(COLLECTED DATA):
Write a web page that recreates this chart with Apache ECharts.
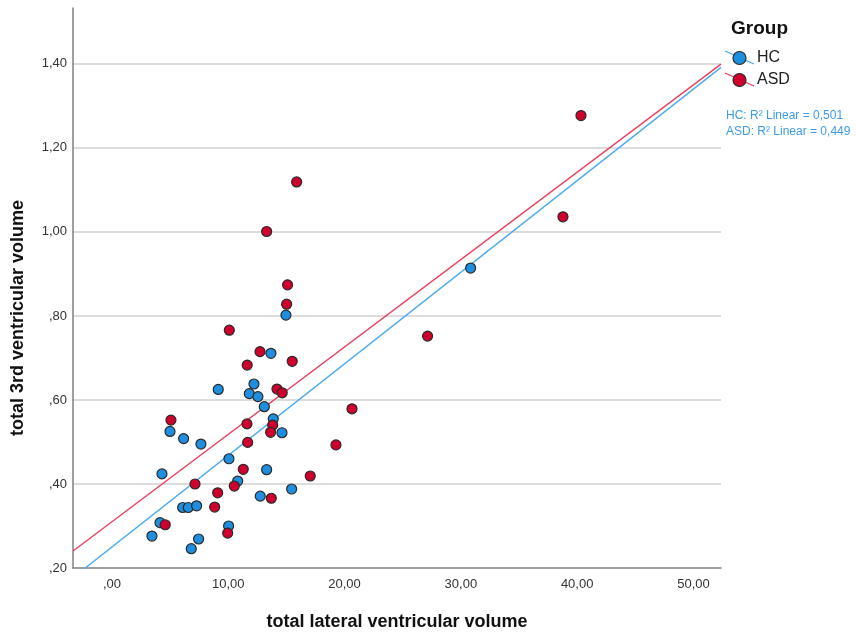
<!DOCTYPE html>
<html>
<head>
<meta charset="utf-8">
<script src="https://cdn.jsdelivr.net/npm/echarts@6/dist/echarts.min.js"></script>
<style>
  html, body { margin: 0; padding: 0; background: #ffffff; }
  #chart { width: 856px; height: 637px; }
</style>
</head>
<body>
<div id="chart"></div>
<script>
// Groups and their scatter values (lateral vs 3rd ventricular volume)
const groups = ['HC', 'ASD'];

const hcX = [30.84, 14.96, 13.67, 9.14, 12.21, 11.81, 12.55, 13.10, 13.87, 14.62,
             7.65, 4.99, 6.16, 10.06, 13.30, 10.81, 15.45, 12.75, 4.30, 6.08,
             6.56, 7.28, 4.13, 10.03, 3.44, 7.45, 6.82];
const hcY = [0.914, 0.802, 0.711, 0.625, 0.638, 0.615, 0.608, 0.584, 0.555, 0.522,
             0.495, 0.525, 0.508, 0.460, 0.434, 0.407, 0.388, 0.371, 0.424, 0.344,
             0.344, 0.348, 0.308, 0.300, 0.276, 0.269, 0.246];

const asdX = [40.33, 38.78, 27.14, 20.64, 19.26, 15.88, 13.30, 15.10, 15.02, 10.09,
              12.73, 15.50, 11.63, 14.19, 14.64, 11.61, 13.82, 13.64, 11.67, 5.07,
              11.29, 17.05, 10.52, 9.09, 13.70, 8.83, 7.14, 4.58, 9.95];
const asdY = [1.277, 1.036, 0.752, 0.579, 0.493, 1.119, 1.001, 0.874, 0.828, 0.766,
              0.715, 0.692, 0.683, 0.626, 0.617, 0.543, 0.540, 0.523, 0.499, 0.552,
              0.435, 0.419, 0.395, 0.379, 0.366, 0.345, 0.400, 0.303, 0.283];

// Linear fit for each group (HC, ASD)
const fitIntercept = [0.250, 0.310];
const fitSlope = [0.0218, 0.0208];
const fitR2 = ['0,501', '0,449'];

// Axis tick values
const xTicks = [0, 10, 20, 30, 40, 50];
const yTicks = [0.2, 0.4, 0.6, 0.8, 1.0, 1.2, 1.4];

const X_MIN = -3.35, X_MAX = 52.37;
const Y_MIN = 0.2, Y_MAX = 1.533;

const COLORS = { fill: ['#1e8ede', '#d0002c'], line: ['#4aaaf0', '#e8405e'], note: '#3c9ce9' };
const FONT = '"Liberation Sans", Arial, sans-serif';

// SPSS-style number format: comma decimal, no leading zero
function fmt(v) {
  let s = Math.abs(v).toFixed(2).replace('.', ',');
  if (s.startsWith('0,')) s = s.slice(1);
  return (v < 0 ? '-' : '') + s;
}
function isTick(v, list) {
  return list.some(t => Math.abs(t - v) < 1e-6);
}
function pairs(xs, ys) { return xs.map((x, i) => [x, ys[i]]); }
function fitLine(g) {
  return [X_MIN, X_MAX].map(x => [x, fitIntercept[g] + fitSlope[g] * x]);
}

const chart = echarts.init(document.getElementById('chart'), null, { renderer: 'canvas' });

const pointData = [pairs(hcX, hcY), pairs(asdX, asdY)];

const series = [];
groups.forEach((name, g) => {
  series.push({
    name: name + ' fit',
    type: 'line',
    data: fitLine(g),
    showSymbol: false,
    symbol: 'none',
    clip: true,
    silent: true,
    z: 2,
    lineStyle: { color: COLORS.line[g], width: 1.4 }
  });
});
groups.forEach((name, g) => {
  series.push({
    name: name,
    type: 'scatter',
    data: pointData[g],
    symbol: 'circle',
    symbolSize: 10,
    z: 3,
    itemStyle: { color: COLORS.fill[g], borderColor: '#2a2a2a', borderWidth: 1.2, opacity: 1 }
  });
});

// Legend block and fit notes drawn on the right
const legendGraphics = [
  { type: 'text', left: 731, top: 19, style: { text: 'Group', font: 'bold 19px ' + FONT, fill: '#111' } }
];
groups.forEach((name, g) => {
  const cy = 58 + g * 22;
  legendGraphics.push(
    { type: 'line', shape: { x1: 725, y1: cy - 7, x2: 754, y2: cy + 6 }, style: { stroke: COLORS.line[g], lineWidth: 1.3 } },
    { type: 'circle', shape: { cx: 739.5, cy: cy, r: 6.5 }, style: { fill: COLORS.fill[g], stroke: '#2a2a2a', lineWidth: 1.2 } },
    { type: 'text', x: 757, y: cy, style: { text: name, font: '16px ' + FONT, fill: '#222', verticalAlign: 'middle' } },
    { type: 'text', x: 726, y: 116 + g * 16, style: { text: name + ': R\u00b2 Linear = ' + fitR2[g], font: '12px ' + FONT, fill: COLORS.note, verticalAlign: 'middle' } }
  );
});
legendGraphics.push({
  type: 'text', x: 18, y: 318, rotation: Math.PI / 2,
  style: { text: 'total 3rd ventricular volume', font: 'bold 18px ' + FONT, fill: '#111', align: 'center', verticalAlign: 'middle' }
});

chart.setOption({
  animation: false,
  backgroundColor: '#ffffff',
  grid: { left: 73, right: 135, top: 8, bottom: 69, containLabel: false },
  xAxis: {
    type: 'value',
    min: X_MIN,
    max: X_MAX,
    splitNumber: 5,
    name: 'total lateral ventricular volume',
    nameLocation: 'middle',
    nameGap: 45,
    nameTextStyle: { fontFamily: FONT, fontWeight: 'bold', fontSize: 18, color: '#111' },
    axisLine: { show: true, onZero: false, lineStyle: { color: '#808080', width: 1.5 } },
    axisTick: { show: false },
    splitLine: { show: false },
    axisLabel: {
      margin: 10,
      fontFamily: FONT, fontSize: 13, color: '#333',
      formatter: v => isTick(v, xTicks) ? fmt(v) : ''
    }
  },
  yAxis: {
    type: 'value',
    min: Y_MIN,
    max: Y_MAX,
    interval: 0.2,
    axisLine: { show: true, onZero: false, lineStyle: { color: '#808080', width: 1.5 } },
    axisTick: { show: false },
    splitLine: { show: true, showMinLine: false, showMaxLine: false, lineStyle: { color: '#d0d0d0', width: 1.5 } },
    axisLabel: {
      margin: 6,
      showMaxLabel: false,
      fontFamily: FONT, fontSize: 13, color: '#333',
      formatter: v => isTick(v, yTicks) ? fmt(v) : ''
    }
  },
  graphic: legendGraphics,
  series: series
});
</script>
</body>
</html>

(WRITTEN PROBLEM): Transcribe all of the material exactly, leaving out whatever pictures it contains.

(FULL OUTPUT):
Write a web page that recreates this chart with Apache ECharts.
<!DOCTYPE html>
<html>
<head>
<meta charset="utf-8">
<script src="https://cdn.jsdelivr.net/npm/echarts@6/dist/echarts.min.js"></script>
<style>
  html, body { margin: 0; padding: 0; background: #ffffff; }
  #chart { width: 856px; height: 637px; }
</style>
</head>
<body>
<div id="chart"></div>
<script>
// Groups and their scatter values (lateral vs 3rd ventricular volume)
const groups = ['HC', 'ASD'];

const hcX = [30.84, 14.96, 13.67, 9.14, 12.21, 11.81, 12.55, 13.10, 13.87, 14.62,
             7.65, 4.99, 6.16, 10.06, 13.30, 10.81, 15.45, 12.75, 4.30, 6.08,
             6.56, 7.28, 4.13, 10.03, 3.44, 7.45, 6.82];
const hcY = [0.914, 0.802, 0.711, 0.625, 0.638, 0.615, 0.608, 0.584, 0.555, 0.522,
             0.495, 0.525, 0.508, 0.460, 0.434, 0.407, 0.388, 0.371, 0.424, 0.344,
             0.344, 0.348, 0.308, 0.300, 0.276, 0.269, 0.246];

const asdX = [40.33, 38.78, 27.14, 20.64, 19.26, 15.88, 13.30, 15.10, 15.02, 10.09,
              12.73, 15.50, 11.63, 14.19, 14.64, 11.61, 13.82, 13.64, 11.67, 5.07,
              11.29, 17.05, 10.52, 9.09, 13.70, 8.83, 7.14, 4.58, 9.95];
const asdY = [1.277, 1.036, 0.752, 0.579, 0.493, 1.119, 1.001, 0.874, 0.828, 0.766,
              0.715, 0.692, 0.683, 0.626, 0.617, 0.543, 0.540, 0.523, 0.499, 0.552,
              0.435, 0.419, 0.395, 0.379, 0.366, 0.345, 0.400, 0.303, 0.283];

// Linear fit for each group (HC, ASD)
const fitIntercept = [0.250, 0.310];
const fitSlope = [0.0218, 0.0208];
const fitR2 = ['0,501', '0,449'];

// Axis tick values
const xTicks = [0, 10, 20, 30, 40, 50];
const yTicks = [0.2, 0.4, 0.6, 0.8, 1.0, 1.2, 1.4];

const X_MIN = -3.35, X_MAX = 52.37;
const Y_MIN = 0.2, Y_MAX = 1.533;

const COLORS = { fill: ['#1e8ede', '#d0002c'], line: ['#4aaaf0', '#e8405e'], note: '#3c9ce9' };
const FONT = '"Liberation Sans", Arial, sans-serif';

// SPSS-style number format: comma decimal, no leading zero
function fmt(v) {
  let s = Math.abs(v).toFixed(2).replace('.', ',');
  if (s.startsWith('0,')) s = s.slice(1);
  return (v < 0 ? '-' : '') + s;
}
function isTick(v, list) {
  return list.some(t => Math.abs(t - v) < 1e-6);
}
function pairs(xs, ys) { return xs.map((x, i) => [x, ys[i]]); }
function fitLine(g) {
  return [X_MIN, X_MAX].map(x => [x, fitIntercept[g] + fitSlope[g] * x]);
}

const chart = echarts.init(document.getElementById('chart'), null, { renderer: 'canvas' });

const pointData = [pairs(hcX, hcY), pairs(asdX, asdY)];

const series = [];
groups.forEach((name, g) => {
  series.push({
    name: name + ' fit',
    type: 'line',
    data: fitLine(g),
    showSymbol: false,
    symbol: 'none',
    clip: true,
    silent: true,
    z: 2,
    lineStyle: { color: COLORS.line[g], width: 1.4 }
  });
});
groups.forEach((name, g) => {
  series.push({
    name: name,
    type: 'scatter',
    data: pointData[g],
    symbol: 'circle',
    symbolSize: 10,
    z: 3,
    itemStyle: { color: COLORS.fill[g], borderColor: '#2a2a2a', borderWidth: 1.2, opacity: 1 }
  });
});

// Legend block and fit notes drawn on the right
const legendGraphics = [
  { type: 'text', left: 731, top: 19, style: { text: 'Group', font: 'bold 19px ' + FONT, fill: '#111' } }
];
groups.forEach((name, g) => {
  const cy = 58 + g * 22;
  legendGraphics.push(
    { type: 'line', shape: { x1: 725, y1: cy - 7, x2: 754, y2: cy + 6 }, style: { stroke: COLORS.line[g], lineWidth: 1.3 } },
    { type: 'circle', shape: { cx: 739.5, cy: cy, r: 6.5 }, style: { fill: COLORS.fill[g], stroke: '#2a2a2a', lineWidth: 1.2 } },
    { type: 'text', x: 757, y: cy, style: { text: name, font: '16px ' + FONT, fill: '#222', verticalAlign: 'middle' } },
    { type: 'text', x: 726, y: 116 + g * 16, style: { text: name + ': R\u00b2 Linear = ' + fitR2[g], font: '12px ' + FONT, fill: COLORS.note, verticalAlign: 'middle' } }
  );
});
legendGraphics.push({
  type: 'text', x: 18, y: 318, rotation: Math.PI / 2,
  style: { text: 'total 3rd ventricular volume', font: 'bold 18px ' + FONT, fill: '#111', align: 'center', verticalAlign: 'middle' }
});

chart.setOption({
  animation: false,
  backgroundColor: '#ffffff',
  grid: { left: 73, right: 135, top: 8, bottom: 69, containLabel: false },
  xAxis: {
    type: 'value',
    min: X_MIN,
    max: X_MAX,
    splitNumber: 5,
    name: 'total lateral ventricular volume',
    nameLocation: 'middle',
    nameGap: 45,
    nameTextStyle: { fontFamily: FONT, fontWeight: 'bold', fontSize: 18, color: '#111' },
    axisLine: { show: true, onZero: false, lineStyle: { color: '#808080', width: 1.5 } },
    axisTick: { show: false },
    splitLine: { show: false },
    axisLabel: {
      margin: 10,
      fontFamily: FONT, fontSize: 13, color: '#333',
      formatter: v => isTick(v, xTicks) ? fmt(v) : ''
    }
  },
  yAxis: {
    type: 'value',
    min: Y_MIN,
    max: Y_MAX,
    interval: 0.2,
    axisLine: { show: true, onZero: false, lineStyle: { color: '#808080', width: 1.5 } },
    axisTick: { show: false },
    splitLine: { show: true, showMinLine: false, showMaxLine: false, lineStyle: { color: '#d0d0d0', width: 1.5 } },
    axisLabel: {
      margin: 6,
      showMaxLabel: false,
      fontFamily: FONT, fontSize: 13, color: '#333',
      formatter: v => isTick(v, yTicks) ? fmt(v) : ''
    }
  },
  graphic: legendGraphics,
  series: series
});
</script>
</body>
</html>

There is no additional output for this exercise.